• [Code that draws figures]:

****

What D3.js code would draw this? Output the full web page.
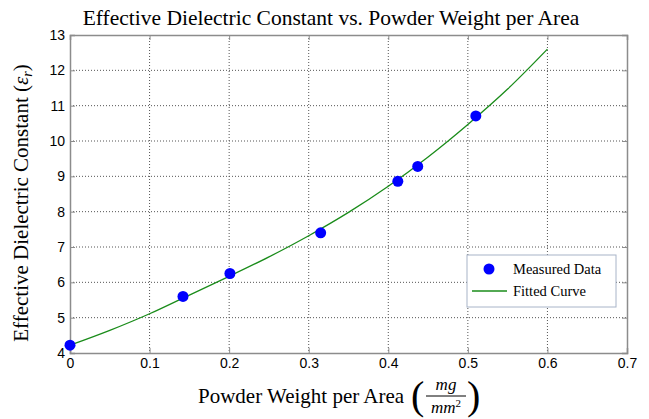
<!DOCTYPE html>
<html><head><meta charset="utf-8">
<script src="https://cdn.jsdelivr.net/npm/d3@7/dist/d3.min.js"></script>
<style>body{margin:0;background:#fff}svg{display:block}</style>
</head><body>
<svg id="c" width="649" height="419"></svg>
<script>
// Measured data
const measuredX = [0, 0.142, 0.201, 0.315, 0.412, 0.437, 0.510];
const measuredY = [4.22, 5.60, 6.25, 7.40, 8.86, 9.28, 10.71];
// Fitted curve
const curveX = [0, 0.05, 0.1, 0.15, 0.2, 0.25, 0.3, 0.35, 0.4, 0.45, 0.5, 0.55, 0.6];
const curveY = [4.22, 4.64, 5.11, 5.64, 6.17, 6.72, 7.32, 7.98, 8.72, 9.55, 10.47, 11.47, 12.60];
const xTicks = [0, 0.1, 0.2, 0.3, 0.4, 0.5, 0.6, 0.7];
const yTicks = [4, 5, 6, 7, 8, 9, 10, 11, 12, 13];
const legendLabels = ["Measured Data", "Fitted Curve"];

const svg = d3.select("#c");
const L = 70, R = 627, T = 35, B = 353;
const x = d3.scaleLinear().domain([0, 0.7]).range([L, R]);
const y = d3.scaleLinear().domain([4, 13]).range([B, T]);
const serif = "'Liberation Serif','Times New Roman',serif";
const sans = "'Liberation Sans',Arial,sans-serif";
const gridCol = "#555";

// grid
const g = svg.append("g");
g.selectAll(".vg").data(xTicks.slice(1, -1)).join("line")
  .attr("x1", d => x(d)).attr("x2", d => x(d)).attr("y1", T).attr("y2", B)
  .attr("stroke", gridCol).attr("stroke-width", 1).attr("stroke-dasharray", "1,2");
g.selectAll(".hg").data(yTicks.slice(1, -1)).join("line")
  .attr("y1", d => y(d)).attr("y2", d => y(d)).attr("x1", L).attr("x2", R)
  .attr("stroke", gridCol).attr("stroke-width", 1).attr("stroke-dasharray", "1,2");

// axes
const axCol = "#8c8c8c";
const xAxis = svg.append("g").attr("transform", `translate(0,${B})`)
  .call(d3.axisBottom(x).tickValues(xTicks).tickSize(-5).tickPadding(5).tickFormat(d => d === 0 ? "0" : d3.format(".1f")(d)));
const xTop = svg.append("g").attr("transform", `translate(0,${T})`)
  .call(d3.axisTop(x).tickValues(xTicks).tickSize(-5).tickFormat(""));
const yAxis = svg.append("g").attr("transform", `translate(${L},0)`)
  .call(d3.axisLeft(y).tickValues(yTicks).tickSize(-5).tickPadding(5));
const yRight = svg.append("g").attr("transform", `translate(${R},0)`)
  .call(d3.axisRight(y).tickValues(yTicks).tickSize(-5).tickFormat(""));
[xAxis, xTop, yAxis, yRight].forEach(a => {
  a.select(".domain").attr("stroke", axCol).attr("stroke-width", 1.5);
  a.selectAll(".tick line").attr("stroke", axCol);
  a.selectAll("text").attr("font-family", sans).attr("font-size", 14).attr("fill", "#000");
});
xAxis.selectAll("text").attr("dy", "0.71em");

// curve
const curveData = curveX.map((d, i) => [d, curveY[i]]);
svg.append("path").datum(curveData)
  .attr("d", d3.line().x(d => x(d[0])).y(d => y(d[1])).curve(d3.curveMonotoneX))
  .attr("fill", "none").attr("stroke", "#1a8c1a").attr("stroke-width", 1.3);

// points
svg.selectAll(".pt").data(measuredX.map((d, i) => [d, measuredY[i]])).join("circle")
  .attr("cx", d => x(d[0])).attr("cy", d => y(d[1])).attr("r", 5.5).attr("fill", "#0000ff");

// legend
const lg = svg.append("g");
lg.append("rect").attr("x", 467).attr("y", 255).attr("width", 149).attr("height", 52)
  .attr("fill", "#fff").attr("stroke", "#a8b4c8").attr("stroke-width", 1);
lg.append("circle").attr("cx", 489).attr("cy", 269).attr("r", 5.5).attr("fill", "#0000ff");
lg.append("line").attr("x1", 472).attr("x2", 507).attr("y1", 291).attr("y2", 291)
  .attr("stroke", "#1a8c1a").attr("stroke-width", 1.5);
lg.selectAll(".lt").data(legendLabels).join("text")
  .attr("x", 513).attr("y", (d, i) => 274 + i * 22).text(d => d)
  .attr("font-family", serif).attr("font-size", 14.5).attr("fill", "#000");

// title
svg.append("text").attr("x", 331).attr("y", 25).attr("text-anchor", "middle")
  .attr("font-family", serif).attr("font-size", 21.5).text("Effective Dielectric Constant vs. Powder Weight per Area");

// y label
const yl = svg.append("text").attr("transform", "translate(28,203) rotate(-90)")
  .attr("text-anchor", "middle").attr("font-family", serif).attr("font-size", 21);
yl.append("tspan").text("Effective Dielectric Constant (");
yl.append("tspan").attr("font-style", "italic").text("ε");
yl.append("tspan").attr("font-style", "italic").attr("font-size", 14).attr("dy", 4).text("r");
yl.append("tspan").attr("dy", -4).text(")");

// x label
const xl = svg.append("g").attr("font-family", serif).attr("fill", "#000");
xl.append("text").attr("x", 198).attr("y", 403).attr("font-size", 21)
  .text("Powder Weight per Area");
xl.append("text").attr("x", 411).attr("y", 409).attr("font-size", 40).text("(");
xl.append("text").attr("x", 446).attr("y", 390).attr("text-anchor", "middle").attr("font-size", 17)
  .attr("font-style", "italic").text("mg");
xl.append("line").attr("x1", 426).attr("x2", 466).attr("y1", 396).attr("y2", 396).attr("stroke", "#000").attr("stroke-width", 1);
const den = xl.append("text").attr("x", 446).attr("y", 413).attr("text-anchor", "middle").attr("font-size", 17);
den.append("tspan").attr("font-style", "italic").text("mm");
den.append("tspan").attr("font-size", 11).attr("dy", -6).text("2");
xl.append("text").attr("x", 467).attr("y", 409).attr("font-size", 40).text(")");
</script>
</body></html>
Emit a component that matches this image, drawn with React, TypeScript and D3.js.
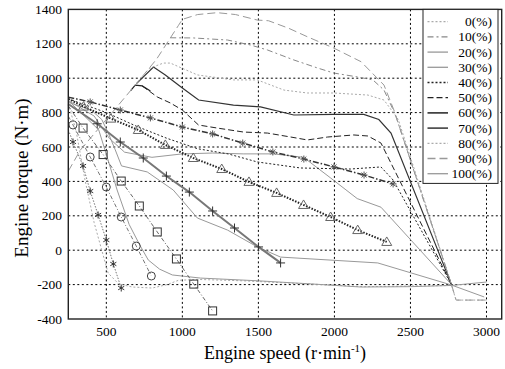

****

• [Task instructions]:
The records above need to be given again exactly. Omit the pictures.

• [Solution]:
What D3.js code would draw this? Output the full web page.
<!DOCTYPE html>
<html><head><meta charset="utf-8">
<script src="https://cdn.jsdelivr.net/npm/d3@7/dist/d3.min.js"></script>
<style>body{margin:0;background:#fff}svg{display:block}</style>
</head><body>
<svg id="c" width="649" height="419"></svg>
<script>
// Measured data
const measuredX = [0, 0.142, 0.201, 0.315, 0.412, 0.437, 0.510];
const measuredY = [4.22, 5.60, 6.25, 7.40, 8.86, 9.28, 10.71];
// Fitted curve
const curveX = [0, 0.05, 0.1, 0.15, 0.2, 0.25, 0.3, 0.35, 0.4, 0.45, 0.5, 0.55, 0.6];
const curveY = [4.22, 4.64, 5.11, 5.64, 6.17, 6.72, 7.32, 7.98, 8.72, 9.55, 10.47, 11.47, 12.60];
const xTicks = [0, 0.1, 0.2, 0.3, 0.4, 0.5, 0.6, 0.7];
const yTicks = [4, 5, 6, 7, 8, 9, 10, 11, 12, 13];
const legendLabels = ["Measured Data", "Fitted Curve"];

const svg = d3.select("#c");
const L = 70, R = 627, T = 35, B = 353;
const x = d3.scaleLinear().domain([0, 0.7]).range([L, R]);
const y = d3.scaleLinear().domain([4, 13]).range([B, T]);
const serif = "'Liberation Serif','Times New Roman',serif";
const sans = "'Liberation Sans',Arial,sans-serif";
const gridCol = "#555";

// grid
const g = svg.append("g");
g.selectAll(".vg").data(xTicks.slice(1, -1)).join("line")
  .attr("x1", d => x(d)).attr("x2", d => x(d)).attr("y1", T).attr("y2", B)
  .attr("stroke", gridCol).attr("stroke-width", 1).attr("stroke-dasharray", "1,2");
g.selectAll(".hg").data(yTicks.slice(1, -1)).join("line")
  .attr("y1", d => y(d)).attr("y2", d => y(d)).attr("x1", L).attr("x2", R)
  .attr("stroke", gridCol).attr("stroke-width", 1).attr("stroke-dasharray", "1,2");

// axes
const axCol = "#8c8c8c";
const xAxis = svg.append("g").attr("transform", `translate(0,${B})`)
  .call(d3.axisBottom(x).tickValues(xTicks).tickSize(-5).tickPadding(5).tickFormat(d => d === 0 ? "0" : d3.format(".1f")(d)));
const xTop = svg.append("g").attr("transform", `translate(0,${T})`)
  .call(d3.axisTop(x).tickValues(xTicks).tickSize(-5).tickFormat(""));
const yAxis = svg.append("g").attr("transform", `translate(${L},0)`)
  .call(d3.axisLeft(y).tickValues(yTicks).tickSize(-5).tickPadding(5));
const yRight = svg.append("g").attr("transform", `translate(${R},0)`)
  .call(d3.axisRight(y).tickValues(yTicks).tickSize(-5).tickFormat(""));
[xAxis, xTop, yAxis, yRight].forEach(a => {
  a.select(".domain").attr("stroke", axCol).attr("stroke-width", 1.5);
  a.selectAll(".tick line").attr("stroke", axCol);
  a.selectAll("text").attr("font-family", sans).attr("font-size", 14).attr("fill", "#000");
});
xAxis.selectAll("text").attr("dy", "0.71em");

// curve
const curveData = curveX.map((d, i) => [d, curveY[i]]);
svg.append("path").datum(curveData)
  .attr("d", d3.line().x(d => x(d[0])).y(d => y(d[1])).curve(d3.curveMonotoneX))
  .attr("fill", "none").attr("stroke", "#1a8c1a").attr("stroke-width", 1.3);

// points
svg.selectAll(".pt").data(measuredX.map((d, i) => [d, measuredY[i]])).join("circle")
  .attr("cx", d => x(d[0])).attr("cy", d => y(d[1])).attr("r", 5.5).attr("fill", "#0000ff");

// legend
const lg = svg.append("g");
lg.append("rect").attr("x", 467).attr("y", 255).attr("width", 149).attr("height", 52)
  .attr("fill", "#fff").attr("stroke", "#a8b4c8").attr("stroke-width", 1);
lg.append("circle").attr("cx", 489).attr("cy", 269).attr("r", 5.5).attr("fill", "#0000ff");
lg.append("line").attr("x1", 472).attr("x2", 507).attr("y1", 291).attr("y2", 291)
  .attr("stroke", "#1a8c1a").attr("stroke-width", 1.5);
lg.selectAll(".lt").data(legendLabels).join("text")
  .attr("x", 513).attr("y", (d, i) => 274 + i * 22).text(d => d)
  .attr("font-family", serif).attr("font-size", 14.5).attr("fill", "#000");

// title
svg.append("text").attr("x", 331).attr("y", 25).attr("text-anchor", "middle")
  .attr("font-family", serif).attr("font-size", 21.5).text("Effective Dielectric Constant vs. Powder Weight per Area");

// y label
const yl = svg.append("text").attr("transform", "translate(28,203) rotate(-90)")
  .attr("text-anchor", "middle").attr("font-family", serif).attr("font-size", 21);
yl.append("tspan").text("Effective Dielectric Constant (");
yl.append("tspan").attr("font-style", "italic").text("ε");
yl.append("tspan").attr("font-style", "italic").attr("font-size", 14).attr("dy", 4).text("r");
yl.append("tspan").attr("dy", -4).text(")");

// x label
const xl = svg.append("g").attr("font-family", serif).attr("fill", "#000");
xl.append("text").attr("x", 198).attr("y", 403).attr("font-size", 21)
  .text("Powder Weight per Area");
xl.append("text").attr("x", 411).attr("y", 409).attr("font-size", 40).text("(");
xl.append("text").attr("x", 446).attr("y", 390).attr("text-anchor", "middle").attr("font-size", 17)
  .attr("font-style", "italic").text("mg");
xl.append("line").attr("x1", 426).attr("x2", 466).attr("y1", 396).attr("y2", 396).attr("stroke", "#000").attr("stroke-width", 1);
const den = xl.append("text").attr("x", 446).attr("y", 413).attr("text-anchor", "middle").attr("font-size", 17);
den.append("tspan").attr("font-style", "italic").text("mm");
den.append("tspan").attr("font-size", 11).attr("dy", -6).text("2");
xl.append("text").attr("x", 467).attr("y", 409).attr("font-size", 40).text(")");
</script>
</body></html>
Emit a component that matches this image, drawn with React, TypeScript and D3.js.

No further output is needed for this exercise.